* _Written instruction_
Each line from the top of the listing through the one holding "left += vals" should be restated word for word, with nothing added and no pictures.

[BEGIN Dataset section]

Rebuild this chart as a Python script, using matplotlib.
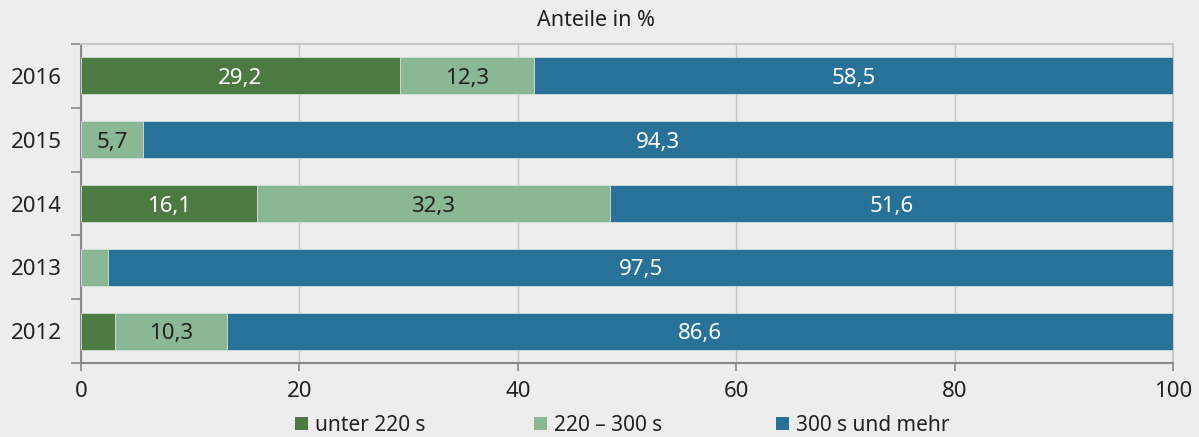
import numpy as np
import matplotlib.pyplot as plt

plt.rcParams['font.family'] = ['Noto Sans', 'DejaVu Sans']

# Data
years = ['2012', '2013', '2014', '2015', '2016']
unter_220 = [3.1, 0.0, 16.1, 0.0, 29.2]
s220_300 = [10.3, 2.5, 32.3, 5.7, 12.3]
s300_mehr = [86.6, 97.5, 51.6, 94.3, 58.5]
series_names = ['unter 220 s', '220 – 300 s', '300 s und mehr']

colors = ['#4d7a40', '#8ab794', '#287299']
text_colors = ['white', '#222222', 'white']
bg = '#ededed'

fig = plt.figure(figsize=(11.99, 4.37), dpi=100, facecolor=bg)
ax = fig.add_axes([0.0676, 0.1693, 0.9107, 0.73])
ax.set_facecolor(bg)

y = np.arange(len(years))
left = np.zeros(len(years))
bars = []
for vals, col, tcol, name in zip([unter_220, s220_300, s300_mehr], colors, text_colors, series_names):
    vals = np.array(vals)
    b = ax.barh(y, vals, left=left, height=0.58, color=col, edgecolor='#d4dcd6',
                linewidth=0.6, label=name, zorder=3)
    bars.append(b)
    for yi, v, l in zip(y, vals, left):
        if v >= 5:
            ax.text(l + v / 2, yi - 0.04, f'{v:.1f}'.replace('.', ','), ha='center', va='center',
                    color=tcol, fontsize=16, zorder=4)
    left += vals

ax.set_xlim(0, 100)
ax.set_ylim(-0.5, len(years) - 0.5)
ax.set_xticks([0, 20, 40, 60, 80, 100])
ax.set_yticks(y)
ax.set_yticklabels(years)
ax.set_yticks(np.arange(-0.5, len(years), 1), minor=True)
ax.tick_params(axis='y', which='major', length=0, pad=14, labelsize=16, labelcolor='#222222')
ax.tick_params(axis='y', which='minor', length=7, width=1.2, color='#888888')
ax.tick_params(axis='x', which='major', length=6, width=1.2, color='#888888', pad=7,
               labelsize=16, labelcolor='#222222')
ax.grid(axis='x', color='#c8c8c8', linewidth=1, zorder=0)

for side in ['top', 'right']:
    ax.spines[side].set_color('#c8c8c8')
    ax.spines[side].set_linewidth(1.5)
for side in ['left', 'bottom']:
    ax.spines[side].set_color('#888888')
    ax.spines[side].set_linewidth(1.5)

fig.text(0.497, 0.953, 'Anteile in %', ha='center', va='center', fontsize=15.5, color='#222222')

# legend entries placed individually (uneven spacing in the original)
for b, name, xpos in zip(bars, series_names, [295, 534, 776]):
    leg = fig.legend([b], [name], loc='center left', bbox_to_anchor=(xpos / 1199, 0.027),
                     frameon=False, fontsize=15, handlelength=0.62, handleheight=0.62,
                     handletextpad=0.35, borderpad=0, borderaxespad=0, labelcolor='#222222')
    for h in leg.legend_handles:
        h.set_edgecolor('none')

fig.savefig('out.png', dpi=100, facecolor=bg)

[END Dataset section]

* _The solution_
Rebuild this chart as a Python script, using matplotlib.
import numpy as np
import matplotlib.pyplot as plt

plt.rcParams['font.family'] = ['Noto Sans', 'DejaVu Sans']

# Data
years = ['2012', '2013', '2014', '2015', '2016']
unter_220 = [3.1, 0.0, 16.1, 0.0, 29.2]
s220_300 = [10.3, 2.5, 32.3, 5.7, 12.3]
s300_mehr = [86.6, 97.5, 51.6, 94.3, 58.5]
series_names = ['unter 220 s', '220 – 300 s', '300 s und mehr']

colors = ['#4d7a40', '#8ab794', '#287299']
text_colors = ['white', '#222222', 'white']
bg = '#ededed'

fig = plt.figure(figsize=(11.99, 4.37), dpi=100, facecolor=bg)
ax = fig.add_axes([0.0676, 0.1693, 0.9107, 0.73])
ax.set_facecolor(bg)

y = np.arange(len(years))
left = np.zeros(len(years))
bars = []
for vals, col, tcol, name in zip([unter_220, s220_300, s300_mehr], colors, text_colors, series_names):
    vals = np.array(vals)
    b = ax.barh(y, vals, left=left, height=0.58, color=col, edgecolor='#d4dcd6',
                linewidth=0.6, label=name, zorder=3)
    bars.append(b)
    for yi, v, l in zip(y, vals, left):
        if v >= 5:
            ax.text(l + v / 2, yi - 0.04, f'{v:.1f}'.replace('.', ','), ha='center', va='center',
                    color=tcol, fontsize=16, zorder=4)
    left += vals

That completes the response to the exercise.